Monday, July 18, 2005
Over and out
New hangars and runway for law enforcement signal less turbulence between town and county
By LEROY STANDISH
The Victorville (CA) Daily Press
The law is coming to the Apple Valley Airport. The Apple Valley Airport, one of six owned and operated by the county, will soon be the new home of the High Desert aerial units of the San Bernardino County Sheriff’s Department and the California Highway Patrol. The county plans to construct hangars for law enforcement and an additional 24 T-hangars for private pilots is signaling a thaw in icy relations between the town and the county over airport control. Last year the town attempted to seize control of the airport from the county, filing a plan with the San Bernardino County Local Agency Formation Commission. That plan has been put on hold.
“It is probably on hold at this time,” Mayor Scott Nassif said. “I think we took a step back and looked at some of the areas around the airport and let those get settled first.”
Nassif was referring to a Town Council action earlier this month. It approved a plan encouraging the rezoning of property surrounding the airport, which is in the town of Apple Valley, to industrial.
In a recent San Bernardino County Grand Jury report the county took issue with town plans encouraging development around the airport. “For example, the Apple Valley Town (Planning Commission) approved a heavy lift helicopter facility just a few miles off the north end of the main runway,” according to the Grand Jury’s final report. “This facility is directly in the path of the only FAA (Federal Aviation Administration) approved instrument approach to the airport.”
Although Heavy Lift Helicopters, 19322 Central Road, was approved by the town’s Planning Commission, Bill Ingraham, director of airports for San Bernardino County, said the facility has since decided not to fly helicopters out of Apple Valley. Currently the company flies helicopters out of SCLA, but once fire season is over that could change.
Regardless of the future decisions of Heavy Lift Helicopters the county has been working to develop the airport as a small/private aircraft facility, which is in line with the town’s goals, Nassif said.
“We were looking to annex the airport into the town of Apple Valley to do just some of the things that the county is doing,” Nassif said. “I think they (the county) are being responsive to the needs of the town and the airport.”
One of the county’s investments at the airport is a $2.8 million, 21,984 square-foot hangar with six bays – four for the CHP to house two helicopters and two planes, and two for the Sheriff’s Department to stow one helicopter and one plane. The facility will also have 8,000 square feet of office space.
When completed in the next six months it will house the local flying wings of the Sheriff’s Department and the CHP. The two agencies currently fly out of Victorville’s Southern California Logistics Airport.

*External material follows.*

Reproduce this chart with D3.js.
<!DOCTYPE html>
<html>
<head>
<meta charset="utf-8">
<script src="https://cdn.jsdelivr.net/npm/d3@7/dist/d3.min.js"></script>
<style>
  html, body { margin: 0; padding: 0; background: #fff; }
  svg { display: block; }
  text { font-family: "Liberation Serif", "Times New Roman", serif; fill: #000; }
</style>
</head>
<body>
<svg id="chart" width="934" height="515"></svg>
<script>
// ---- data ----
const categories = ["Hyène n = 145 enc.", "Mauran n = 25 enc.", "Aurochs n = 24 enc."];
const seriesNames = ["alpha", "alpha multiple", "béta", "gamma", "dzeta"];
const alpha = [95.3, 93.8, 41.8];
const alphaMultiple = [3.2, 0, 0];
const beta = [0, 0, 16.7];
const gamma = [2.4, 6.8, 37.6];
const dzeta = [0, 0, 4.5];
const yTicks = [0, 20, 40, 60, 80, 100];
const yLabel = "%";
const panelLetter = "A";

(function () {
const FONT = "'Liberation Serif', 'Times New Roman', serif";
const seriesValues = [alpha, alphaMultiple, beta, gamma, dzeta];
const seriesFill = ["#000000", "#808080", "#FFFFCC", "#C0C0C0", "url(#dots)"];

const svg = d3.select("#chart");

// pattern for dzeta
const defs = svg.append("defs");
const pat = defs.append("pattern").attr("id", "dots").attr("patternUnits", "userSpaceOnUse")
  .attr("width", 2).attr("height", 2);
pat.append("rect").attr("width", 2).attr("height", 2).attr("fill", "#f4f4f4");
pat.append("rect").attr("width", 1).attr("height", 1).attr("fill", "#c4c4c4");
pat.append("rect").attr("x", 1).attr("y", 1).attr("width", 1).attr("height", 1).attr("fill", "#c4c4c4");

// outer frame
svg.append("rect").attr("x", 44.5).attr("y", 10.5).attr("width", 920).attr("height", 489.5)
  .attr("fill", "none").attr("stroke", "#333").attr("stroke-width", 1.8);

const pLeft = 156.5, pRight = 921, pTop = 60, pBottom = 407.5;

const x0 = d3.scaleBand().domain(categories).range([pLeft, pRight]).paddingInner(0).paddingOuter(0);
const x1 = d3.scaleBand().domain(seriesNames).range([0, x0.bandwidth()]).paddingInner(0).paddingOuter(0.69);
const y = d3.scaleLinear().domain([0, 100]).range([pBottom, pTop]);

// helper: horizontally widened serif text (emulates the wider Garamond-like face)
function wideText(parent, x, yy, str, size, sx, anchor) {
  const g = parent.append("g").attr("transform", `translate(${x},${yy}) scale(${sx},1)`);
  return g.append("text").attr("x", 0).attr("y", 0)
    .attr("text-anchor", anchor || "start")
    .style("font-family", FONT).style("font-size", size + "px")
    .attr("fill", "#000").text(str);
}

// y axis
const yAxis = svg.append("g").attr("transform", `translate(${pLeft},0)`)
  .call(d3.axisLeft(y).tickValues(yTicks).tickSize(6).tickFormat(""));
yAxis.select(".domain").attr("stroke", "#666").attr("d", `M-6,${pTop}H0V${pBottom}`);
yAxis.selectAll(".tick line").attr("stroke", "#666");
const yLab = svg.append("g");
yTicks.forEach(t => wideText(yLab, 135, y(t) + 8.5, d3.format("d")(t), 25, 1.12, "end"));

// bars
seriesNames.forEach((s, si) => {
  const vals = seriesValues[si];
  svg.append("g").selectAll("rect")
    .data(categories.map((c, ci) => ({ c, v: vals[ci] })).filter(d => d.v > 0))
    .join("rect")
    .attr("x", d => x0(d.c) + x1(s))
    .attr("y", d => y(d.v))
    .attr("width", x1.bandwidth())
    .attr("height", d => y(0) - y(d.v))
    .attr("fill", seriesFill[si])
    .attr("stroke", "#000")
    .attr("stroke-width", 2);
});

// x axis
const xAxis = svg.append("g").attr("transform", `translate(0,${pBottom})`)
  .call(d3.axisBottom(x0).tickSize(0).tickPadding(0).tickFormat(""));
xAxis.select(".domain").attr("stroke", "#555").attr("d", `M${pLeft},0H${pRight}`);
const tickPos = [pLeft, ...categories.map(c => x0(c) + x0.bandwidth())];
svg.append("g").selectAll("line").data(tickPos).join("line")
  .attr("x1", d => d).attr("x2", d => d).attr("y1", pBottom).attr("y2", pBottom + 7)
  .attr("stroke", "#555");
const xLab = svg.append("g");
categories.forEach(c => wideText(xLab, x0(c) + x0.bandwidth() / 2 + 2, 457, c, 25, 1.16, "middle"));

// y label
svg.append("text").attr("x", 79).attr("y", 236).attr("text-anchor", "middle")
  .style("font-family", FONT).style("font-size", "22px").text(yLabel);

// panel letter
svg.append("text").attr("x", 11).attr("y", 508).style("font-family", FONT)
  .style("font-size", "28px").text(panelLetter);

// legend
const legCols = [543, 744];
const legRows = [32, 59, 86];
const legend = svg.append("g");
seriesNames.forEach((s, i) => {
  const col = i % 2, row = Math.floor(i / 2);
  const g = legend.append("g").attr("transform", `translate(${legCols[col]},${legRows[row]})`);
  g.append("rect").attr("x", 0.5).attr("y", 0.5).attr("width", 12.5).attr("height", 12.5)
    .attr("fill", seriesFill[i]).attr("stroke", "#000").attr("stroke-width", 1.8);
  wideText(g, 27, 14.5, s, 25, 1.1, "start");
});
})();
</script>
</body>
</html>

“Our operations from where we are here in Victorville to Apple Valley are not going to change,” Sgt. Bruce Bonnett, aerial supervisor with the CHP, said. “The airplanes primarily are for enforcement and they also get involved in search and rescue … The helicopters get involved in searches and rescues and provide allied agency assists.”
The county will retain ownership of the facility and will recoup the $2.8 million investment after 30 years of leasing the space to the CHP and the Sheriff’s Department, Ingraham said.
“This hangar complex was designed specifically to meet the needs of both of those units, the Sheriff’s Department and the California Highway Patrol,” he said. “This is a good location, a central location.”
The move from Victorville to Apple Valley is part of an overall plan to enhance Apple Valley’s prospects as a facility for small aircraft and encourage the development of the SCLA as an airport for larger commercial aircraft, Ingraham said.
“There is a natural synergy between the two airports,” Ingraham said. “It occurs by the nature of the two airports.”
Apple Valley has two runways – 6,500 and 4,100 feet long. Victorville’s SCLA, the former George Air Force base, also has two runways, but can handle much larger aircraft – they are 9,116 and 15,050 feet long.
“By developing their facility (Victorville’s SCLA) to accommodate the larger type operator and having Apple Valley develop their facilities to serve the smaller type operator the two are not in conflict – they actually support each other quite well,” Ingraham said.
Besides the law enforcement facility the county is also building a cluster of new T-hangars, expanding on the idea of making Apple Valley Airport a center of small/private aircraft.
“We have ordered a contract to construct 12 more of these T-hangars at the airport and at the same time construct a public rest room,” Ingraham said.
The new hangars should be complete before the end of the year. Ingraham said there is a long waiting list of pilots – not just from Apple Valley, but several surrounding communities – anxious to house a plane in one of the new hangars. With such demand another dozen T-hangars are anticipated to be built by the end of 2006, he said.
“There is not a lot of supply in that area and we are hoping to meet the need at Apple Valley Airport,” Ingraham said.